Radio and telecommunications networks are becoming increasingly sophisticated. Aspiring radio technologists often need an associate or bachelor's degree in electronics technology or a certificate from a vocational or trade school. Programs typically combine classes in electronics and communications with hands-on training in the field.
Step 2: Obtain Basic FCC License
The Federal Communications Commission requires radio frequency technicians and technologists to obtain the General Radiotelephone Operator License. This license is referred to as PG. The candidate must pass a written exam testing basic radio law, operating procedures, radio transmitter electronic fundamentals, and repair techniques (wireless.fcc.gov). The PG license does not expire.

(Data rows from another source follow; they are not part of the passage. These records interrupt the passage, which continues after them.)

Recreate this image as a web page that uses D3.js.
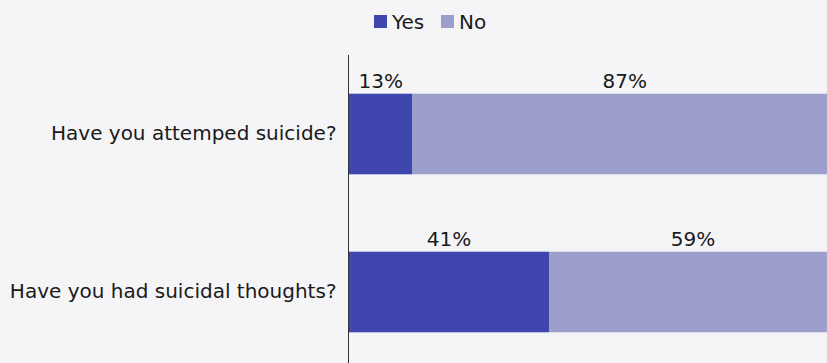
<!DOCTYPE html>
<html>
<head>
<meta charset="utf-8">
<script src="https://cdn.jsdelivr.net/npm/d3@7"></script>
<style>
  html, body { margin: 0; padding: 0; background: #f5f5f7; }
  svg { display: block; font-family: "DejaVu Sans", sans-serif; }
</style>
</head>
<body>
<svg id="chart" width="827" height="363"></svg>
<script>
// Survey questions and answer shares (percent)
const questions = ["Have you attemped suicide?", "Have you had suicidal thoughts?"];
const series = ["Yes", "No"];
const yesValues = [13, 41];
const noValues = [87, 59];
const colors = ["#3f46ad", "#9c9ecb"];

const svg = d3.select("#chart");
const W = 827, H = 363;
const FS = 20;
const margin = { left: 349, right: -10 };

const x = d3.scaleLinear().domain([0, 100]).range([margin.left, W - margin.right]);
const y = d3.scaleBand().domain(questions).range([55, 371]).paddingInner(0.49).paddingOuter(0.245);

svg.append("rect").attr("width", W).attr("height", H).attr("fill", "#f5f5f7");

const rows = questions.map((q, i) => ({ q, vals: [yesValues[i], noValues[i]] }));

const stacked = rows.map(r => {
  let acc = 0;
  return r.vals.map((v, j) => {
    const seg = { q: r.q, key: series[j], x0: acc, x1: acc + v, v };
    acc += v;
    return seg;
  });
});

const g = svg.append("g");
stacked.forEach(segs => {
  g.selectAll(null).data(segs).enter().append("rect")
    .attr("x", d => x(d.x0))
    .attr("y", d => y(d.q))
    .attr("width", d => x(d.x1) - x(d.x0))
    .attr("height", y.bandwidth())
    .attr("fill", d => colors[series.indexOf(d.key)]);
  g.selectAll(null).data(segs).enter().append("text")
    .attr("x", d => (x(d.x0) + x(d.x1)) / 2)
    .attr("y", d => y(d.q) - 6)
    .attr("text-anchor", "middle")
    .attr("font-size", FS)
    .attr("fill", "#1a1a1a")
    .text(d => d.v + "%");
});

// Category axis
const yAxis = d3.axisLeft(y).tickSize(0).tickPadding(12);
const ax = svg.append("g").attr("transform", `translate(${margin.left - 0.5},0)`).call(yAxis);
ax.select(".domain").remove();
ax.selectAll("text").attr("font-size", FS).attr("fill", "#1a1a1a").attr("font-family", "DejaVu Sans, sans-serif");
svg.append("line")
  .attr("x1", margin.left - 0.5).attr("x2", margin.left - 0.5)
  .attr("y1", 55).attr("y2", H)
  .attr("stroke", "#333").attr("stroke-width", 1);

// Legend
const legend = svg.append("g");
const legendX = [374, 441];
series.forEach((s, i) => {
  legend.append("rect").attr("x", legendX[i]).attr("y", 15).attr("width", 13).attr("height", 13).attr("fill", colors[i]);
  legend.append("text").attr("x", legendX[i] + 18).attr("y", 29).attr("font-size", FS).attr("fill", "#1a1a1a").text(s);
});
</script>
</body>
</html>
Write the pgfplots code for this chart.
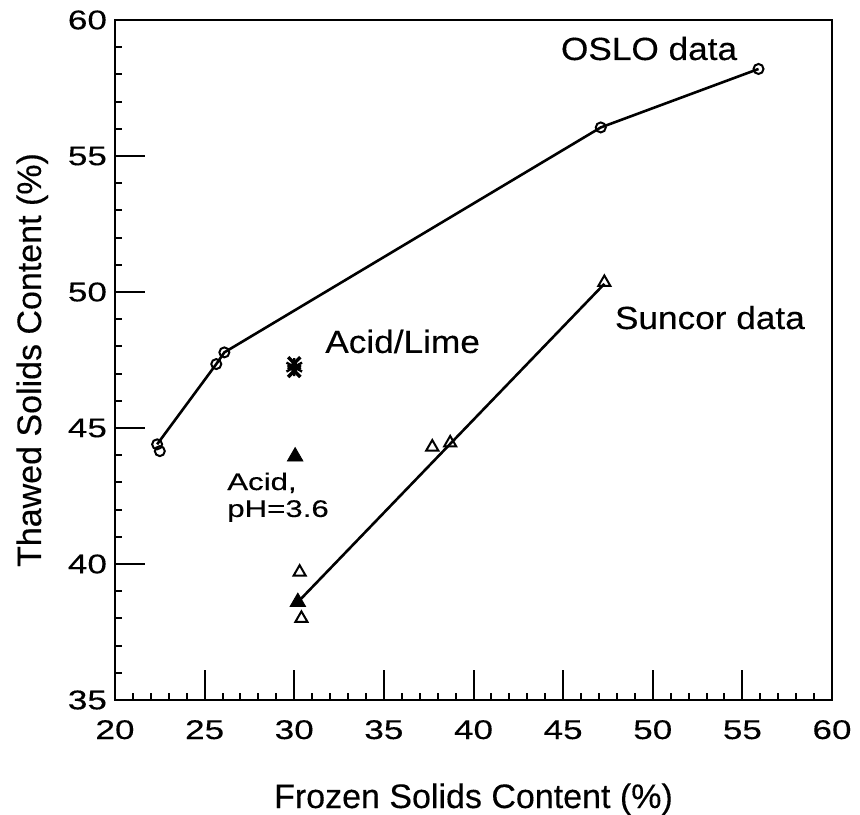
\documentclass[border=0pt]{standalone}
\usepackage{fontspec}
\setmainfont[FakeBold=0.3]{Liberation Sans}
\newfontfamily\tickfont[FakeStretch=1.3,FakeBold=0.3]{Liberation Sans}
\newfontfamily\annfont[FakeStretch=1.1,FakeBold=0.3]{Liberation Sans}
\usepackage{pgfplots}
\pgfplotsset{compat=1.18}
\usetikzlibrary{calc}
\begin{document}
\begin{tikzpicture}
\begin{axis}[
  scale only axis, width=358.5pt, height=340pt,
  xmin=20, xmax=60, ymin=35, ymax=60,
  xtick={20,25,...,60}, ytick={35,40,...,60},
  minor tick num=4,
  tick align=inside, xtick pos=left, ytick pos=left,
  major tick length=15pt, minor tick length=3.5pt,
  axis line style={line width=1.4pt},
  every tick/.style={black, line width=1pt},
  /pgf/number format/assume math mode=true,
  ticklabel style={font=\tickfont\fontsize{13.5}{13.5}\selectfont},
  xticklabel style={anchor=base, yshift=-19.5pt},
  yticklabel style={anchor=east, xshift=-0.5pt},
  clip=false,
]
% OSLO data
\addplot[black, line width=1.3pt, mark=o, mark size=2.5pt, mark options={line width=1pt}]
  coordinates {(22.35,44.4) (25.65,47.35) (26.1,47.78) (47.1,56.05) (55.9,58.2)};
\addplot[black, only marks, mark=o, mark size=2.5pt, mark options={line width=1pt}]
  coordinates {(22.5,44.15)};
% Suncor data line
\addplot[black, line width=1.3pt, no marks] coordinates {(30.2,38.6) (47.3,50.3)};
\addplot[black, only marks, mark=triangle, mark size=3.5pt, mark options={line width=1pt}]
  coordinates {(30.3,39.7) (30.4,38.0) (37.7,44.3) (38.7,44.45) (47.3,50.35)};
% filled triangles
\addplot[black, only marks, mark=triangle*, mark size=4.5pt]
  coordinates {(30.05,43.95) (30.2,38.6)};
% Acid/Lime
\addplot[black, only marks, mark=x, mark size=4.3pt, mark options={line width=1.7pt}]
  coordinates {(30,47.1) (30,47.38)};
\addplot[black, only marks, mark=asterisk, mark size=4.5pt, mark options={line width=1.2pt}]
  coordinates {(30,47.24)};
\node[anchor=base east, font=\annfont\fontsize{16}{16}\selectfont] at (axis cs:55.1,58.53) {OSLO data};
\node[anchor=base west, font=\annfont\fontsize{16}{16}\selectfont] at (axis cs:47.5,48.64) {Suncor data};
\node[anchor=base west, font=\annfont\fontsize{16}{16}\selectfont] at (axis cs:31.34,47.76) {Acid/Lime};
\node[anchor=base west, font=\tickfont\fontsize{12}{12}\selectfont] at (axis cs:25.87,42.72) {Acid,};
\node[anchor=base west, font=\tickfont\fontsize{12}{12}\selectfont] at (axis cs:25.87,41.73) {pH=3.6};
\end{axis}
\node[anchor=base, font=\fontsize{17}{17}\selectfont] at ($(current axis.south)+(0,-54pt)$) {Frozen Solids Content (\%)};
\node[anchor=base, rotate=90, font=\fontsize{17}{17}\selectfont] at ($(current axis.west)+(-37pt,0)$) {Thawed Solids Content (\%)};
\pgfresetboundingbox
\path[use as bounding box] ($(current axis.south west)+(-57.5pt,-57pt)$) rectangle ($(current axis.north east)+(14pt,10pt)$);
\end{tikzpicture}
\end{document}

Step 3: Training and Advancement
Some employers require would-be technologists to have training with radio equipment from specific vendors, such as Motorola, Kenwood, or Tait. Some vendors offer their own online and on-site training programs, and some product-specific training may be offered on the job for entry-level positions.
The Electronics Technicians Association International (ETA) offers the most applicable professional certification exams for radio technicians and technologists. A commonly required credential is the Associate Electronics Technician (CETa) certification (www.eta-i.org). This is a basic credential for those with less than two years of experience. The ETA also offers advanced and vendor-specific certifications for career advancement.
A career as a radio technologist may only require a high school diploma or its equivalent. However, with the increasing use of new technology in this field, aspiring technologists may want to obtain a postsecondary education in electronic technology. Professionals in this field need training, several years of experience, and at least PG certification in order to maintain and set up equipment and to successfully operate computer software and broadcast equipment.